Not sure what or if I am doing anything wrong.

How can I permanently detach an app from showing up in Market? 

What could be causing the app to show up in Market after being detached using Titanium Backup?

. 
. 
Sent from my $.96 GS3
-CleanROM 7.0
-ZeroLemon 7000mAh Battery
-ZaggShield
-Unlimited Data


----------



## poontab (Jun 7, 2011)

I won't use awful hangouts so I've been having this same issue with gtalk. I'd give up on titanium for now unless there's an update to address this. Been meaning to recompile the apk to see if this would be a solution but haven't had the time. 

Gonna move this to a different subforum to see if we can get some input.


----------



## TwinShadow (Oct 17, 2011)

I've actually noticed this way, way before this.

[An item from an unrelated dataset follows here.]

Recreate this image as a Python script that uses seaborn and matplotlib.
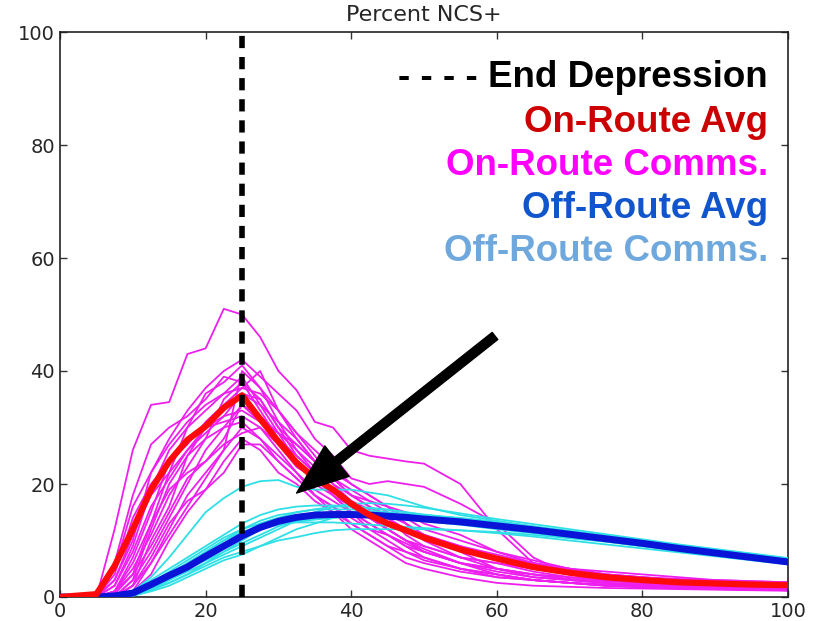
import numpy as np
import pandas as pd
import matplotlib
matplotlib.use("Agg")
import matplotlib.pyplot as plt
import seaborn as sns

# Shared sample positions along the x axis
x_grid = [0, 5, 7.5, 10, 12.5, 15, 17.5, 20, 22.5, 25, 27.5, 30, 32.5, 35, 37.5,
          40, 42.5, 45, 47.5, 50, 55, 60, 65, 70, 75, 80, 85, 90, 95, 100]

on_route_avg = [0, 0.5, 5.5, 12, 19, 24, 27.8, 30.2, 33.5, 35.7, 31.5, 27.5, 23.8, 21, 19,
                16.5, 14.5, 13, 11.8, 10.5, 8.4, 6.8, 5.3, 4.3, 3.5, 3.0, 2.6, 2.4, 2.2, 2.1]

off_route_avg = [0, 0, 0.2, 0.7, 2.2, 3.8, 5.3, 7.2, 9, 10.8, 12.3, 13.4, 14.1, 14.5, 14.6,
                 14.6, 14.5, 14.3, 14.1, 13.8, 13.3, 12.6, 11.9, 11.1, 10.3, 9.5, 8.6, 7.8, 7.0, 6.2]

on_route_comms = [
    [0, 0, 12, 26, 34, 34.5, 43, 44, 51, 50, 46, 40, 36.6, 31, 30, 26, 25, 24.5, 24, 23.6, 20, 12, 6, 4, 3, 2.5, 2.2, 2, 1.8, 1.5],
    [0, 0, 3, 10, 22, 28, 33, 37, 40, 42, 39, 36, 33, 28, 25, 21, 20, 20.5, 20, 19.5, 16.5, 13, 7, 4, 3, 2.8, 2.5, 2.2, 2, 1.8],
    [0, 0, 0.5, 4, 13, 22, 30, 36, 38, 41, 37, 33, 28, 24, 20, 17, 15, 13, 12, 11, 8, 5, 4, 3, 2.5, 2.2, 2, 1.8, 1.6, 1.5],
    [0, 0, 6, 18, 27, 30, 32, 35, 39, 38, 35, 30, 27, 24, 21, 18, 16, 14, 11, 9, 7, 5, 3.5, 3, 2.5, 2, 1.8, 1.5, 1.3, 1.2],
    [0, 0, 1, 7, 15, 24, 27, 31, 34, 37, 40, 33, 29, 25, 21, 19, 17, 15, 13, 10, 7, 6, 5, 4, 3.5, 3, 2.8, 2.5, 2.3, 2],
    [0, 0, 0, 2, 10, 16, 25, 30, 33, 36, 35, 30, 25, 22, 18, 15, 13, 11, 9, 8, 6, 4, 3, 2.5, 2.2, 2, 1.8, 1.6, 1.5, 1.4],
    [0, 0, 2, 9, 19, 26, 30, 33, 36, 39, 34, 29, 24, 20, 18, 16, 14, 12, 10, 8.5, 6, 5, 4, 3.2, 2.8, 2.5, 2.3, 2.1, 2, 1.9],
    [0, 0, 0, 3, 8, 14, 20, 26, 30, 34, 31, 27, 23, 21, 19, 17, 15.5, 14, 12, 11, 9, 7.5, 6, 5, 4, 3.5, 3, 2.8, 2.5, 2.3],
    [0, 0, 4, 14, 20, 24, 28, 30, 31, 32, 30, 26, 22, 19, 17, 15, 13, 11, 9, 7, 5, 4, 3, 2.5, 2, 1.8, 1.6, 1.5, 1.4, 1.3],
    [0, 0, 1, 5, 11, 18, 23, 28, 35, 38, 33, 28, 25, 22, 19, 16, 14, 12, 10, 9, 7, 6, 4.5, 3.5, 3, 2.6, 2.4, 2.2, 2, 1.9],
    [0, 0, 0, 1, 6, 12, 18, 22, 26, 30, 28, 25, 22, 18, 15, 12, 10, 8, 6, 5, 3.5, 2.5, 2, 1.8, 1.6, 1.5, 1.4, 1.3, 1.2, 1.1],
    [0, 0, 2, 8, 16, 21, 26, 29, 32, 33, 31, 29, 27, 24, 22, 20, 18, 16, 13, 11, 9, 7, 6, 5, 4.5, 4, 3.5, 3, 2.8, 2.6],
    [0, 0, 0, 2, 7, 13, 17, 19, 24, 28, 26, 22, 20, 17, 15, 13, 11, 9, 7, 6, 4.5, 3.5, 3, 2.5, 2, 1.8, 1.6, 1.5, 1.3, 1.2],
    [0, 0, 5, 16, 22, 27, 31, 34, 36, 37, 36, 33, 29, 26, 23, 20, 18, 16, 14, 12, 10, 8, 6.5, 5, 4, 3.5, 3.2, 3, 2.8, 2.6],
    [0, 0, 1, 6, 13, 19, 22, 24, 27, 29, 30, 27, 24, 21, 18, 15, 12, 10, 8, 6.5, 5, 3.5, 3, 2.5, 2.2, 2, 1.8, 1.7, 1.6, 1.5],
    [0, 0, 0, 1, 4, 10, 15, 19, 22, 27, 27, 24, 21, 18, 16, 14, 12, 11, 9.5, 8, 6, 5, 4, 3.5, 3, 2.5, 2.2, 2, 1.8, 1.7],
    [0, 0, 3, 11, 18, 22, 26, 30, 32, 36, 34, 31, 28, 24, 21, 18, 16, 14.5, 13, 11, 8.5, 7, 5.5, 4.5, 3.8, 3.2, 2.8, 2.5, 2.3, 2.1],
    [0, 0, 0, 3, 12, 20, 25, 28, 30, 31, 28, 24, 21, 18, 16, 13, 11, 9, 8, 7, 5, 4, 3, 2.5, 2, 1.7, 1.5, 1.4, 1.3, 1.2],
    [0, 0, 1, 4, 9, 15, 21, 24, 28, 34, 32, 29, 26, 23, 20, 18, 17, 16, 15, 13, 11, 8, 6, 5, 4, 3.5, 3, 2.6, 2.4, 2.2],
    [0, 0, 0, 2, 6, 11, 16, 21, 26, 40, 37, 31, 26, 22, 19, 16, 14, 12, 10, 8, 6, 4.5, 3.5, 3, 2.5, 2.2, 2, 1.8, 1.7, 1.6],
]

off_route_comms = [
    [0, 0, 0, 1, 3.5, 7, 11, 15, 17.5, 19.5, 20.5, 20.7, 19.5, 19, 19, 19, 18.5, 18, 17, 16, 14.5, 13.5, 12.5, 11.5, 10.5, 9.8, 8.8, 8, 7.2, 6.5],
    [0, 0, 0, 0.5, 2, 4, 6, 8, 10, 12, 13.5, 14.5, 15, 15.5, 15.5, 15.5, 15.3, 15, 14.7, 14.3, 13.7, 13, 12.2, 11.4, 10.6, 9.8, 8.9, 8, 7.2, 6.4],
    [0, 0, 0, 0.3, 1.5, 3, 5, 7, 9, 11, 13, 14, 15, 15.5, 16, 16, 15.8, 15.5, 15, 14.5, 13.8, 13, 12.3, 11.6, 10.8, 10, 9.1, 8.3, 7.4, 6.6],
    [0, 0, 0, 0.5, 1.5, 2.5, 4, 5.5, 7, 8, 9, 10, 10.6, 11.3, 11.8, 12, 12, 12, 12, 12, 11.8, 11.5, 11, 10.4, 9.8, 9, 8.3, 7.5, 6.8, 6],
    [0, 0, 0, 0.8, 2.5, 4.5, 6.5, 8.5, 10.5, 12, 13, 14, 14.5, 14.8, 15, 15, 14.8, 14.6, 14.3, 14, 13.3, 12.6, 11.8, 11, 10.2, 9.4, 8.5, 7.7, 6.9, 6.1],
    [0, 0, 0, 0.2, 1, 2, 3.5, 5, 6.5, 7.5, 9, 10.5, 12, 13, 14, 14.5, 14.7, 14.7, 14.6, 14.5, 14, 13.3, 12.5, 11.7, 10.8, 10, 9.1, 8.2, 7.3, 6.5],
    [0, 0, 0, 1, 3, 5, 7, 9, 11, 13, 14.5, 15.5, 16, 16.2, 16.2, 16, 15.7, 15.4, 15, 14.6, 13.9, 13.2, 12.4, 11.6, 10.8, 10, 9.2, 8.4, 7.6, 6.8],
    [0, 0, 0, 0.5, 1.8, 3.5, 5, 6.5, 8, 9.5, 11, 12.5, 13.5, 14, 14.3, 14.3, 14.2, 14, 13.7, 13.4, 12.8, 12, 11.3, 10.5, 9.8, 9, 8.2, 7.4, 6.6, 5.9],
    [0, 0, 0, 0.3, 1.2, 2.5, 4, 6, 8, 10, 12, 13, 13.8, 14.3, 14.6, 14.8, 14.8, 14.7, 14.5, 14.2, 13.6, 12.9, 12.1, 11.3, 10.5, 9.7, 8.8, 8, 7.2, 6.4],
    [0, 0, 0, 0.6, 2, 3.5, 5.5, 7.5, 9.5, 11, 12, 12.8, 13.3, 13.7, 14, 14.2, 14.2, 14, 13.8, 13.5, 13, 12.3, 11.5, 10.7, 9.9, 9.1, 8.3, 7.5, 6.7, 5.9],
    [0, 0, 0, 0.4, 1.5, 3, 4.5, 6, 7.5, 9, 10.5, 12, 13.5, 15, 16, 16.5, 16.6, 16.5, 16.2, 15.8, 14.8, 13.8, 12.9, 12, 11.1, 10.2, 9.3, 8.5, 7.7, 6.9],
    [0, 0, 0, 0.7, 2.2, 4, 6, 8, 10, 11.5, 12.5, 13, 13.2, 13.2, 13.2, 13, 12.8, 12.6, 12.4, 12.2, 11.8, 11.3, 10.7, 10, 9.3, 8.6, 7.9, 7.2, 6.5, 5.8],
]

end_depression_x = 25
arrow_tail = (59.75, 46.2)
arrow_head = (32.5, 18.4)

legend_labels = ["- - - - End Depression", "On-Route Avg", "On-Route Comms.",
                 "Off-Route Avg", "Off-Route Comms."]
legend_colors = ["#000000", "#cc0000", "#ff00ff", "#1155cc", "#6fa8dc"]


def long_frame(curves):
    rows = []
    for i, ys in enumerate(curves):
        for xv, yv in zip(x_grid, ys):
            rows.append({"x": xv, "y": yv, "unit": i})
    return pd.DataFrame(rows)


sns.set_style("white")
plt.rcParams["font.family"] = ["DejaVu Sans"]

fig = plt.figure(figsize=(8.15, 6.21), dpi=100)
ax = fig.add_axes([60 / 815, 1 - 597 / 621, 728 / 815, 565 / 621])

sns.lineplot(data=long_frame(on_route_comms), x="x", y="y", units="unit",
             estimator=None, color="#ee1fee", lw=1.3, ax=ax, zorder=2)
sns.lineplot(data=long_frame(off_route_comms), x="x", y="y", units="unit",
             estimator=None, color="#2ee0e6", lw=1.3, ax=ax, zorder=3)
sns.lineplot(x=x_grid, y=off_route_avg, color="#0a14d8", lw=5, ax=ax, zorder=4)
sns.lineplot(x=x_grid, y=on_route_avg, color="#ff0a0a", lw=4.5, ax=ax, zorder=5)

ax.axvline(end_depression_x, color="black", lw=4, ls=(0, (2.2, 1.6)), zorder=6)

ax.annotate("", xy=arrow_head, xytext=arrow_tail,
            arrowprops=dict(facecolor="black", edgecolor="black", width=6.5,
                            headwidth=28, headlength=37),
            zorder=7)

label_y = [91.9, 84.0, 76.4, 68.7, 61.1]
for txt, col, yv in zip(legend_labels, legend_colors, label_y):
    ax.text(97.25, yv, txt, color=col, ha="right", va="center",
            fontsize=26.5, fontweight="bold", family="Liberation Sans", zorder=8)

ax.set_xlim(0, 100)
ax.set_ylim(0, 100)
ax.set_xticks([0, 20, 40, 60, 80, 100])
ax.set_yticks([0, 20, 40, 60, 80, 100])
ax.set_xlabel("")
ax.set_ylabel("")
ax.set_title("Percent NCS+", fontsize=16, pad=8)
ax.tick_params(direction="in", length=5, width=1, labelsize=14,
               top=True, right=True, bottom=True, left=True, color="#333333")
for sp in ax.spines.values():
    sp.set_visible(True)
    sp.set_color("#222222")
    sp.set_linewidth(1.2)

fig.savefig("out.png", dpi=100)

I used to detach a couple apps from the market before it got renamed to the Play Store. But ever since the update, detaching apps is actually no longer possible that I've noticed.

The best one can do at the moment, at least from auto-updating, is that the Play Store now honors (if you happen to be on the latest version) your update settings for each app. So, you could just set Maps and GTalk to not auto-update and all your other apps will.


----------



## Lord Childe (Oct 10, 2013)

One method is to freeze Market Updater, uninstall Google Play update, and then use Titanium's 'detach from Market'... I haven't tried it because I'm not too keen on the pre-update Market.

Titanium's "detach from Market" hasn't worked for over a year... So why is it still an option? It's misleading and mis-selling - either the dev fixes it, or fixes Google so that 'detach from Market' does what it's supposed to do.


----------